Item navis Simonis est Crux Domini, quam ascendit propria voluntate, non coactus… Comparatur autem Crux navi propter quatuor. Primo, quia sicut navi transitur de una ripa maris ad alteram, ita Cruce de miseria mundi ad gaudia coele. Unde infra ult. d. Nonne oportuit Christum pati, et sic intrare in gloriam suam ? Sap. 14. a. Exiguo ligno credunt homines animas suas, et transeuntes mare per ratem liberati sunt. Act. 14. d. Per multas tribulationes oportet nos intrare in regnum coelorum. Secundo, quia navis in principio, et in fine stricta est, et in medio lata : Sic Crux Domini in principio, id est, in capite stricta fuit, quia non habuit ubi caput reclinaret, sicut dicitur Matth. 8. c. Volucres coeli, etc. In fine similier, id est, in pedibus stricta fuit, ita ut unus pes super alium poneretur. In medio lata fuit : Unde expansis manibus in Cruce pependit. De arctatione dicitur, Infra 12. f. Baptismo habeo baptizari, et quomodo coarctor, usque dum perficiatur ? De latitudine dicitur, Isaie. 25. d. Extendet manus suas sub eo, sicut extendit natans ad natandum. Tertio, quia in navi, quae transit mare, est cibus aridus, et potus : Et Christus in Cruce cibum amarum, et aridum, et potum amarissimum habuit : Unde Psal. 68. Dederunt in escam meam fel, et in siti mea potaverunt me aceto. Quarto, quia in navi transeunte mare sustinentur multae angustiae : Sic et Christus in Cruce opprobria multa, et dura tormenta sustinuit. Unde in Cruce positus dicit Thren. I. d. O vos omnes, qui transitis per viam, etc. His igitur quatuor rationibus Crux Christi comparatur navi, id est propter officii similitudinem, propter facturae assimilationem, propter cibi, et potus amaritudinem, propter angustiarum perpessionem… (Hugo de Sancto Caro, Postillae in Bibliam, Venise, 1703, p. 158. col. 2-3.)

604.
Il s’agit du sermon ‘Ascendente Ihesu in naviculam, etc’. (Mt. VIII. 23), pour le quatrième dimanche après l’Epiphanie. Ms. Paris, Mazarine 1026, fol. 48vb-49ra
605.

Ascendente Ihesu in naviculam, etc, (Mt. VIII. 23), Nota quod per naviculam istam crux Christi intelligitur. Hanc ascendit Dominus quando in ea pro nobis passionem sustinuit, cuius vestigia sequentes apostoli et apostolici viri eiusdem navis beneficio ad celestem patriam cum gaudio pervenerunt.

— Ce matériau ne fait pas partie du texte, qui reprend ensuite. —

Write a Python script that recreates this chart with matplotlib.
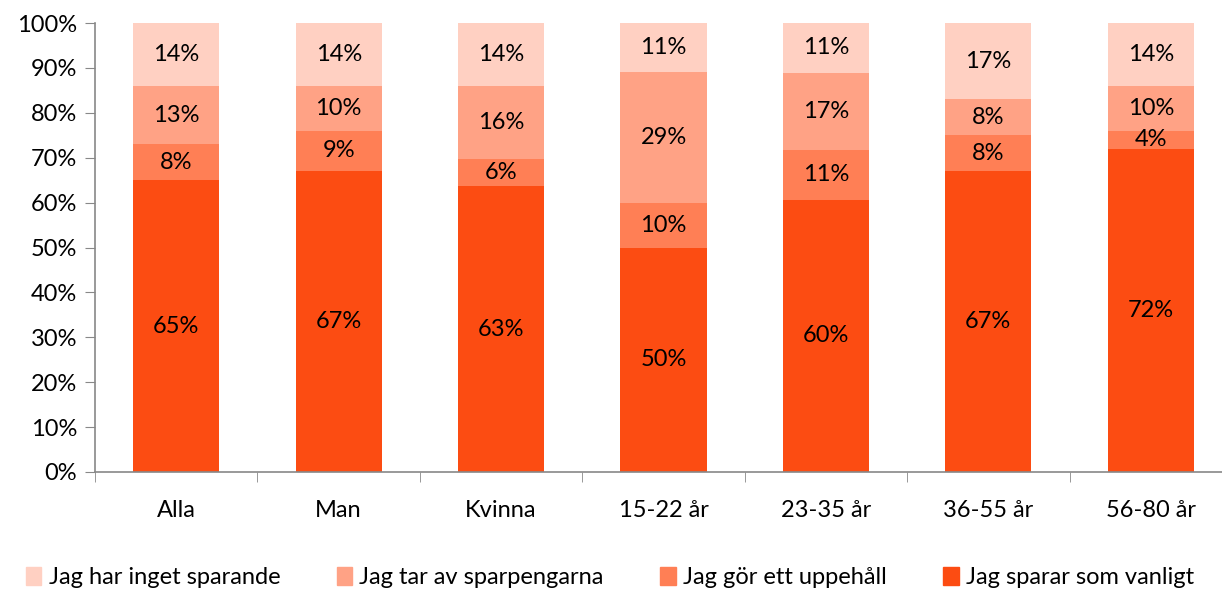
import numpy as np
import matplotlib.pyplot as plt
from matplotlib.patches import Patch

categories = ['Alla', 'Man', 'Kvinna', '15-22 år', '23-35 år', '36-55 år', '56-80 år']
sparar = [65, 67, 63, 50, 60, 67, 72]
uppehall = [8, 9, 6, 10, 11, 8, 4]
tar_av = [13, 10, 16, 29, 17, 8, 10]
inget = [14, 14, 14, 11, 11, 17, 14]

series = [sparar, uppehall, tar_av, inget]
names = ['Jag sparar som vanligt', 'Jag gör ett uppehåll',
         'Jag tar av sparpengarna', 'Jag har inget sparande']
colors = ['#FC4C12', '#FF7F55', '#FFA285', '#FFD0C2']

plt.rcParams['font.family'] = ['Lato', 'DejaVu Sans']
fs = 17

data = np.array(series, dtype=float)
share = data / data.sum(axis=0) * 100  # 100 % stacked

fig = plt.figure(figsize=(12.22, 5.93), dpi=100)
ax = fig.add_axes([95 / 1222, 1 - 472 / 593, 1137 / 1222, 449 / 593])

x = np.arange(len(categories))
bottom = np.zeros(len(categories))
for vals, lab, s, c in zip(series, names, share, colors):
    ax.bar(x, s, 0.53, bottom=bottom, color=c, label=lab)
    for xi, b, h, v in zip(x, bottom, s, vals):
        ax.text(xi, b + h / 2, f'{v}%', ha='center', va='center', fontsize=fs, color='black')
    bottom += s

ax.set_xlim(-0.5, 6.5)
ax.set_ylim(0, 100)
ax.set_yticks(np.arange(0, 101, 10))
ax.set_yticklabels([f'{t}%' for t in range(0, 101, 10)], fontsize=fs)
ax.set_xticks(x)
ax.set_xticklabels(categories, fontsize=fs)
ax.set_xticks(np.arange(-0.5, 6.6, 1), minor=True)
ax.tick_params(axis='x', which='major', length=0, pad=20)
ax.tick_params(axis='x', which='minor', length=7, color='#888888', direction='out')
ax.tick_params(axis='y', length=7, color='#888888', direction='out', pad=6)
for sp in ['top', 'right']:
    ax.spines[sp].set_visible(False)
for sp in ['left', 'bottom']:
    ax.spines[sp].set_color('#888888')
    ax.spines[sp].set_linewidth(1.2)

handles = [Patch(color=c) for c in colors[::-1]]
fig.legend(handles, names[::-1], loc='lower left', bbox_to_anchor=(0.004, -0.028),
           ncol=4, frameon=False, fontsize=fs, handlelength=0.65, handleheight=0.75,
           handletextpad=0.3, columnspacing=2.4)

fig.savefig('out.png', dpi=100)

Crux Christi moraliter dicitur navicula: - Quia paucos recipit homines. Bernardus, (Semones in Cantica canticorum, 183. 873C.) „Quam pauci sunt hodie, bone Iesu, qui post te velint ire, quamvis non sint aliqui qui ad te nolint pervenire. Scientes enim quod delectationes in dextera tua sunt usque in finem (Ps. XV. 11), consequi te volunt, set non sequi, frui, set non imitari.“ - Quia cito ad portum deducit. Sicut patet in bono latrone cum dixit Dominus. Luc. XXIII. (43), Hodie mecum eris, etc. II. Pe. III. (8), Unus dies apud Dominum quasi sint mille anni, etc. Eccli. XIIII. (14), Ne defrauderis a die bona, etc. - Quiapostquam ad portum duxerit, hominem letum reddit. Tob. III. (22), Post tempestatem, tranquillum facis, etc. Prover. XX. (14), Malum est, malum est, dicit omnis emptor, etc.__ (22,1).